The garden also features the only known bell tower still in good shape on Saint Kitts.
Bell towers regulated the daily lives of slaves by signalling when to change activities. After emancipation, freed slaves often destroyed their plantation’s bell tower. But when Lord Romney freed his slaves early, they left the bell tower intact.
From there we headed to Brimstone Hill, where the British began building a fortress in 1690. Construction continued intermittently for a century.
The French attacked the fort several times over the next decades, seizing control near the end of the American Revolution.
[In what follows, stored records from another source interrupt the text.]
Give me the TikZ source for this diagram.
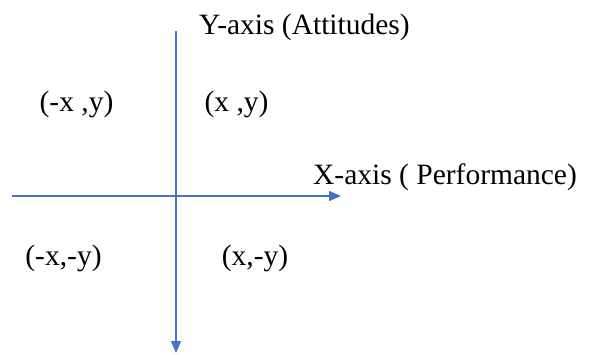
\documentclass[tikz,border=0pt]{standalone}
\usepackage{fontspec}
\setmainfont{Liberation Serif}
\usetikzlibrary{arrows.meta}
\definecolor{axisblue}{HTML}{4472C4}
\begin{document}
\begin{tikzpicture}[x=1pt,y=-1pt,
  axis/.style={draw=axisblue,line width=1.5pt,-{Triangle[length=12pt,width=10pt]}},
  lbl/.style={inner sep=0pt,font=\fontsize{29.5}{34}\selectfont}]
\useasboundingbox (0,0) rectangle (593,354);
\coordinate (xs) at (12,196);
\coordinate (xe) at (341,196);
\coordinate (ys) at (176,31);
\coordinate (ye) at (176,353);
\draw[axis] (xs) -- (xe);
\draw[axis] (ys) -- (ye);
\node[lbl] (ylab) at (304.5,27) {Y-axis (Attitudes)};
\node[lbl] (xlab) at (445,177) {X-axis ( Performance)};
\node[lbl] (q2) at (76.5,104) {(-x ,y)};
\node[lbl] (q1) at (236.5,104) {(x ,y)};
\node[lbl] (q3) at (63.5,258) {(-x,-y)};
\node[lbl] (q4) at (255,258) {(x,-y)};
\end{tikzpicture}
\end{document}
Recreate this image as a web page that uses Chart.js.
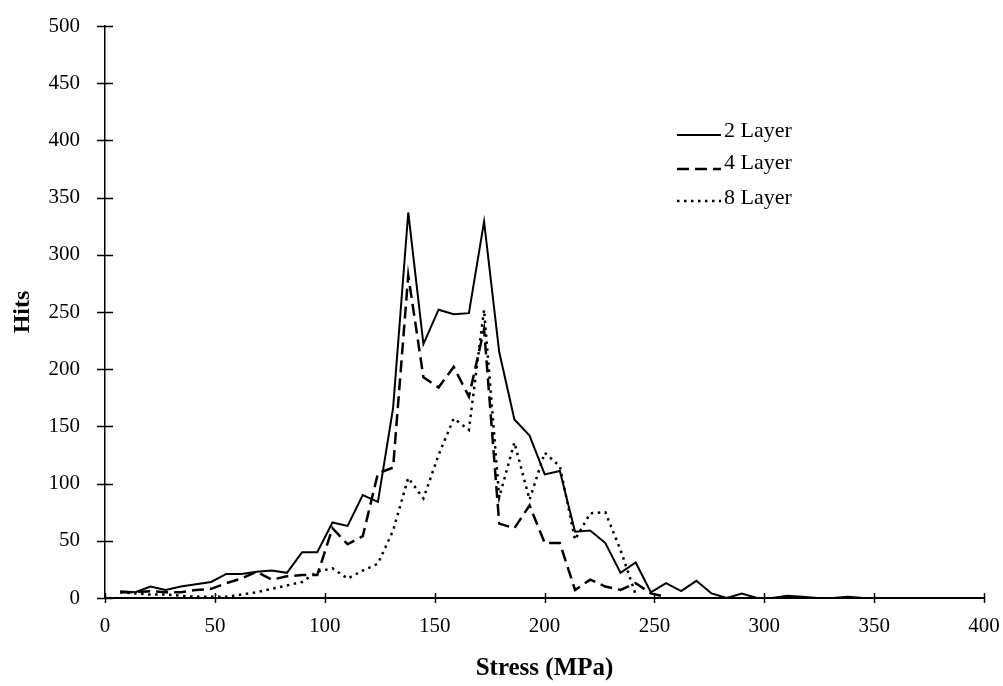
<!DOCTYPE html>
<html><head><meta charset="utf-8">
<script src="https://cdn.jsdelivr.net/npm/chart.js@4.4.1/dist/chart.umd.min.js"></script>
<style>html,body{margin:0;padding:0;background:#fff;} #wrap{width:1003px;height:686px;position:relative;}</style>
</head><body><div id="wrap"><canvas id="c"></canvas></div>
<script>
// Stress bins (MPa)
const stress = [6.9,13.8,20.7,27.6,34.5,41.4,48.3,55.2,62.1,69,75.9,82.8,89.7,96.6,103.5,110.4,117.3,124.2,131.1,138,144.9,151.8,158.7,165.6,172.5,179.4,186.3,193.2,200.1,207,213.9,220.8,227.7,234.6,241.5,248.4,255.3,262.2,269.1,276,282.9,289.8,296.7,303.6,310.5,317.4,324.3,331.2,338.1,345];
// Hits per series
const hits2 = [6,5,10,7,10,12,14,21,21,23,24,22,40,40,66,63,90,84,166,337,222,252,248,249,329,215,156,142,108,111,58,59,48,22,31,5,13,6,15,4,0,4,0,0,2,1,0,0,1,0];
const hits4 = [5,5,6,5,5,7,8,13,17,23,16,19,20,20,61,47,54,109,114,282,193,184,202,176,235,65,61,81,48,48,7,16,10,7,13,4,1];
const hits8 = [5,4,3,3,2,1,1,1,3,5,8,11,14,23,26,17,24,30,59,105,87,125,157,147,252,88,136,86,127,115,51,74,75,42,3];
const seriesNames = ['2 Layer','4 Layer','8 Layer'];
const xTitle = 'Stress (MPa)';
const yTitle = 'Hits';
const xMin = 0, xMax = 400, xStep = 50;
const yMin = 0, yMax = 500, yStep = 50;

const SERIF = "'Liberation Serif', 'DejaVu Serif', serif";
function pts(h){ return h.map((v,i)=>({x:stress[i], y:v})); }

const styles = [
  {borderWidth:2, borderDash:[]},
  {borderWidth:2.5, borderDash:[12,6]},
  {borderWidth:2.5, borderDash:[2.5,4.5]}
];
const seriesData = [hits2, hits4, hits8];

const tickMarks = {
  id:'tickMarks',
  afterDraw(chart){
    const ctx = chart.ctx, xs = chart.scales.x, ys = chart.scales.y;
    const ax = chart.chartArea.left, ay = chart.chartArea.bottom;
    ctx.save();
    ctx.strokeStyle = '#000';
    ctx.lineWidth = 1.5;
    ys.ticks.forEach(t=>{
      const y = Math.round(ys.getPixelForValue(t.value))+0.5;
      ctx.beginPath(); ctx.moveTo(ax-8,y); ctx.lineTo(ax+8,y); ctx.stroke();
    });
    xs.ticks.forEach(t=>{
      const x = Math.round(xs.getPixelForValue(t.value))+0.5;
      ctx.beginPath(); ctx.moveTo(x,ay-5); ctx.lineTo(x,ay+5); ctx.stroke();
    });
    // legend
    const lx0 = 677, lx1 = 721, tx = 724;
    const rows = [{ty:131, ly:135},{ty:163, ly:169},{ty:198, ly:201}];
    ctx.font = "22px " + SERIF;
    ctx.fillStyle = '#000';
    ctx.textBaseline = 'middle';
    ctx.textAlign = 'left';
    seriesNames.forEach((n,i)=>{
      ctx.beginPath();
      ctx.setLineDash(styles[i].borderDash);
      ctx.lineWidth = styles[i].borderWidth;
      ctx.moveTo(lx0, rows[i].ly); ctx.lineTo(lx1, rows[i].ly); ctx.stroke();
      ctx.setLineDash([]);
      ctx.fillText(n, tx, rows[i].ty);
    });
    ctx.restore();
  }
};

new Chart(document.getElementById('c'), {
  type:'line',
  data:{
    datasets: seriesNames.map((n,i)=>({
      label:n,
      data:pts(seriesData[i]),
      borderColor:'#000',
      backgroundColor:'#000',
      borderWidth:styles[i].borderWidth,
      borderDash:styles[i].borderDash,
      pointRadius:0,
      tension:0,
      fill:false
    }))
  },
  options:{
    responsive:true, maintainAspectRatio:false, animation:false, devicePixelRatio:1,
    layout:{padding:{top:26, right:19, left:0, bottom:0}},
    plugins:{legend:{display:false}, tooltip:{enabled:false}},
    scales:{
      x:{type:'linear', min:xMin, max:xMax,
        ticks:{stepSize:xStep, color:'#000', font:{family:SERIF, size:21}, padding:16, maxRotation:0},
        grid:{display:true, drawOnChartArea:false, drawTicks:false},
        border:{display:true, color:'#000', width:2},
        title:{display:true, text:xTitle, color:'#000', font:{family:SERIF, size:25, weight:'bold'}, padding:{top:0,bottom:2}},
        afterFit:s=>{s.height=88; s.paddingLeft=0; s.paddingRight=0;}
      },
      y:{type:'linear', min:yMin, max:yMax,
        ticks:{stepSize:yStep, color:'#000', font:{family:SERIF, size:21}, padding:25},
        grid:{display:true, drawOnChartArea:false, drawTicks:false},
        border:{display:true, color:'#000', width:1.5},
        title:{display:true, text:yTitle, color:'#000', font:{family:SERIF, size:24, weight:'bold'}, padding:{top:8,bottom:0}},
        afterFit:s=>{s.width=105; s.paddingTop=0; s.paddingBottom=0;}
      }
    }
  },
  plugins:[tickMarks]
});
</script>
</body></html>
With the Treaty of Paris in 1783, France gave up control of Saint Kitts to Britain, though they did try to attack Brimstone Hill again during the Napoleonic Wars.
But by the middle of the 19th century, the British no longer needed the so-called “Gibraltar of the West Indies” and abandoned it.
In 1985, Queen Elizabeth II dedicated the area as a national park. Today the fort stands as recognizable ruins of limestone and volcanic rock atop a hill nearly 800 feet high.
We hiked up the steep pathway and explored the vast remains, including the bastions, the artillery officers’ quarters, and the reconstructed citadel. But the real draw is the magnificent views from the Fort’s strategic vantage points, high enough to see Saint Martin more than 50 miles away.
After the tour bus returned us to Basseterre, we decided to walk around the capital city before re-embarking our ship.
In the mid-18th century, Pall Mall Square became a central gathering place. Georgian architecture still surrounds it on three sides. Tragically, it was also the site of a slave market.
The British empire abolished the slave trade in 1807. Slavery itself nominally ended in 1834, though in practice what happened was closer to the gradual manumission envisioned by the Marquis de Lafayette; for the next four years, “freed” slaves continued to work for their “former owners” but for wages.
In 1983, the Federation of Saint Kitts and Nevis achieved independence from Britain, and Pall Mall Square became Independence Square.
A fountain now stands at the site of the auction platform.
Back aboard Nieuw Statendam as the day drew to its close, we sailed past the old British fort we’d visited earlier while the skies opened up to a familiar Caribbean rainstorm.
But then the sun started to shine through again, and we caught a glimpse of a rainbow in the clouds shrouding the island.
By the time the sun set, we were out to sea.